# [WRITTEN TASK]
Your copy of the material must match it exactly, except that pictures are dropped.

## Start SUPPLIED INFORMATION

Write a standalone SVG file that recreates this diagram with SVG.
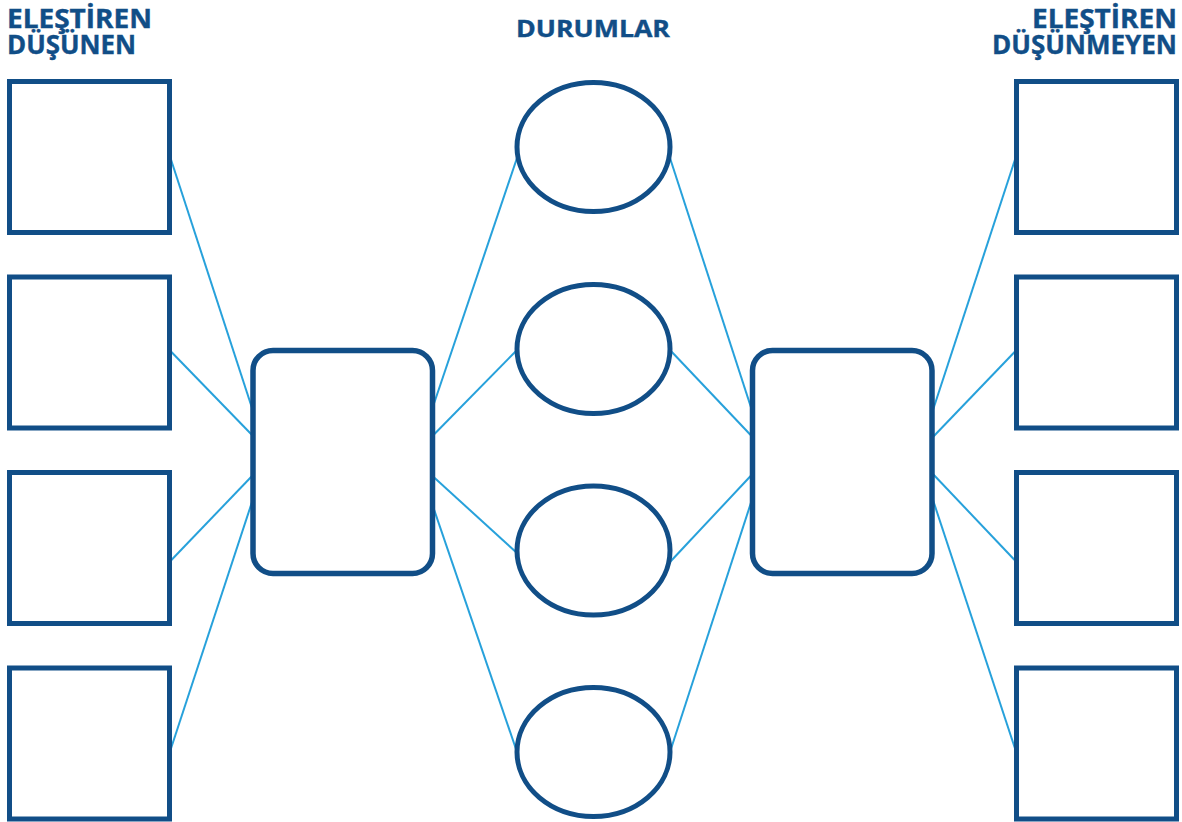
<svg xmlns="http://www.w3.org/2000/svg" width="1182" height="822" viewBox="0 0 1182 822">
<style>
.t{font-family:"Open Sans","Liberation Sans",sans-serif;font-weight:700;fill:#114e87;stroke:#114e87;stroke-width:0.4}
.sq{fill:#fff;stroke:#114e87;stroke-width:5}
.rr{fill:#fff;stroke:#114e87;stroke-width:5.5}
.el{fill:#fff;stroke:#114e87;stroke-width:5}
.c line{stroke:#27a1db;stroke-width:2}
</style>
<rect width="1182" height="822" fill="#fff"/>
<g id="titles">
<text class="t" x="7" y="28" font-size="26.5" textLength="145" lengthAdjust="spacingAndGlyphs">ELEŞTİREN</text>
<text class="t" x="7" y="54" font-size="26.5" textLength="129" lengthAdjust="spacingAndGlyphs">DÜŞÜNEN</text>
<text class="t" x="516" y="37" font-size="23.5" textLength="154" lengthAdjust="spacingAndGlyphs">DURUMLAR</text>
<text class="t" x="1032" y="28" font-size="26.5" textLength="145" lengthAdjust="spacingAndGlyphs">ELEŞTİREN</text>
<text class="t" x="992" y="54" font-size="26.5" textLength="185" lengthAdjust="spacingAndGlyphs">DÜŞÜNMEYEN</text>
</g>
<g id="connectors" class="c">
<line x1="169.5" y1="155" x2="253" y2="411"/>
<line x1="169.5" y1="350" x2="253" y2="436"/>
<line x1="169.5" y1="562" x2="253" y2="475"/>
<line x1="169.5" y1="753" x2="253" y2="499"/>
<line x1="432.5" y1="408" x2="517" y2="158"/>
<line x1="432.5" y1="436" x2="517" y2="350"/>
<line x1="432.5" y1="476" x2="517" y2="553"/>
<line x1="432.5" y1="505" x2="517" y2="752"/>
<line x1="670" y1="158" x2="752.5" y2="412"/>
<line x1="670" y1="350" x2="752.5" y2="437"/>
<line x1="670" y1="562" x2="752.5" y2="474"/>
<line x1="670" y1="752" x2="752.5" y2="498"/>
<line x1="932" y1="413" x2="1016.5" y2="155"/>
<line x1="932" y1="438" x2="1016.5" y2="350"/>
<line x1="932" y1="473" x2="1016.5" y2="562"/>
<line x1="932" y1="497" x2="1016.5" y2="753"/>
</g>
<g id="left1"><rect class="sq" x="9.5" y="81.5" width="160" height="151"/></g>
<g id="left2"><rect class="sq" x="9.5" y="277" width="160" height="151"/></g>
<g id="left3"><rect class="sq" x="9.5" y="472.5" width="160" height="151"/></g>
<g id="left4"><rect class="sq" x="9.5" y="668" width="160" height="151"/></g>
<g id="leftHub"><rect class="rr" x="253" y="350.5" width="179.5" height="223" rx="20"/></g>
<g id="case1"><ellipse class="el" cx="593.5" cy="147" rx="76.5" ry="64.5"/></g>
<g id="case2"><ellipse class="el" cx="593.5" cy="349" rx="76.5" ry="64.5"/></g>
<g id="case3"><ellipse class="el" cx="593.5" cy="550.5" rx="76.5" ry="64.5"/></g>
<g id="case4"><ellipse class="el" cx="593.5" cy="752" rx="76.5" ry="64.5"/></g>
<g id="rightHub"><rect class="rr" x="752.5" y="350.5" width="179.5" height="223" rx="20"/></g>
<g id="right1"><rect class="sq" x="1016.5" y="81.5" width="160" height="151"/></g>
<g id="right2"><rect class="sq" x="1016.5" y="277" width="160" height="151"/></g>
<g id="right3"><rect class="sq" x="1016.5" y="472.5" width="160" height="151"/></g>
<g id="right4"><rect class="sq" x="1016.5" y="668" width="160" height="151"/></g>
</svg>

## End SUPPLIED INFORMATION

# [SOLUTION TO THIS EXERCISE]
Write a standalone SVG file that recreates this diagram with SVG.
<svg xmlns="http://www.w3.org/2000/svg" width="1182" height="822" viewBox="0 0 1182 822">
<style>
.t{font-family:"Open Sans","Liberation Sans",sans-serif;font-weight:700;fill:#114e87;stroke:#114e87;stroke-width:0.4}
.sq{fill:#fff;stroke:#114e87;stroke-width:5}
.rr{fill:#fff;stroke:#114e87;stroke-width:5.5}
.el{fill:#fff;stroke:#114e87;stroke-width:5}
.c line{stroke:#27a1db;stroke-width:2}
</style>
<rect width="1182" height="822" fill="#fff"/>
<g id="titles">
<text class="t" x="7" y="28" font-size="26.5" textLength="145" lengthAdjust="spacingAndGlyphs">ELEŞTİREN</text>
<text class="t" x="7" y="54" font-size="26.5" textLength="129" lengthAdjust="spacingAndGlyphs">DÜŞÜNEN</text>
<text class="t" x="516" y="37" font-size="23.5" textLength="154" lengthAdjust="spacingAndGlyphs">DURUMLAR</text>
<text class="t" x="1032" y="28" font-size="26.5" textLength="145" lengthAdjust="spacingAndGlyphs">ELEŞTİREN</text>
<text class="t" x="992" y="54" font-size="26.5" textLength="185" lengthAdjust="spacingAndGlyphs">DÜŞÜNMEYEN</text>
</g>
<g id="connectors" class="c">
<line x1="169.5" y1="155" x2="253" y2="411"/>
<line x1="169.5" y1="350" x2="253" y2="436"/>
<line x1="169.5" y1="562" x2="253" y2="475"/>
<line x1="169.5" y1="753" x2="253" y2="499"/>
<line x1="432.5" y1="408" x2="517" y2="158"/>
<line x1="432.5" y1="436" x2="517" y2="350"/>
<line x1="432.5" y1="476" x2="517" y2="553"/>
<line x1="432.5" y1="505" x2="517" y2="752"/>
<line x1="670" y1="158" x2="752.5" y2="412"/>
<line x1="670" y1="350" x2="752.5" y2="437"/>
<line x1="670" y1="562" x2="752.5" y2="474"/>
<line x1="670" y1="752" x2="752.5" y2="498"/>
<line x1="932" y1="413" x2="1016.5" y2="155"/>
<line x1="932" y1="438" x2="1016.5" y2="350"/>
<line x1="932" y1="473" x2="1016.5" y2="562"/>
<line x1="932" y1="497" x2="1016.5" y2="753"/>
</g>
<g id="left1"><rect class="sq" x="9.5" y="81.5" width="160" height="151"/></g>
<g id="left2"><rect class="sq" x="9.5" y="277" width="160" height="151"/></g>
<g id="left3"><rect class="sq" x="9.5" y="472.5" width="160" height="151"/></g>
<g id="left4"><rect class="sq" x="9.5" y="668" width="160" height="151"/></g>
<g id="leftHub"><rect class="rr" x="253" y="350.5" width="179.5" height="223" rx="20"/></g>
<g id="case1"><ellipse class="el" cx="593.5" cy="147" rx="76.5" ry="64.5"/></g>
<g id="case2"><ellipse class="el" cx="593.5" cy="349" rx="76.5" ry="64.5"/></g>
<g id="case3"><ellipse class="el" cx="593.5" cy="550.5" rx="76.5" ry="64.5"/></g>
<g id="case4"><ellipse class="el" cx="593.5" cy="752" rx="76.5" ry="64.5"/></g>
<g id="rightHub"><rect class="rr" x="752.5" y="350.5" width="179.5" height="223" rx="20"/></g>
<g id="right1"><rect class="sq" x="1016.5" y="81.5" width="160" height="151"/></g>
<g id="right2"><rect class="sq" x="1016.5" y="277" width="160" height="151"/></g>
<g id="right3"><rect class="sq" x="1016.5" y="472.5" width="160" height="151"/></g>
<g id="right4"><rect class="sq" x="1016.5" y="668" width="160" height="151"/></g>
</svg>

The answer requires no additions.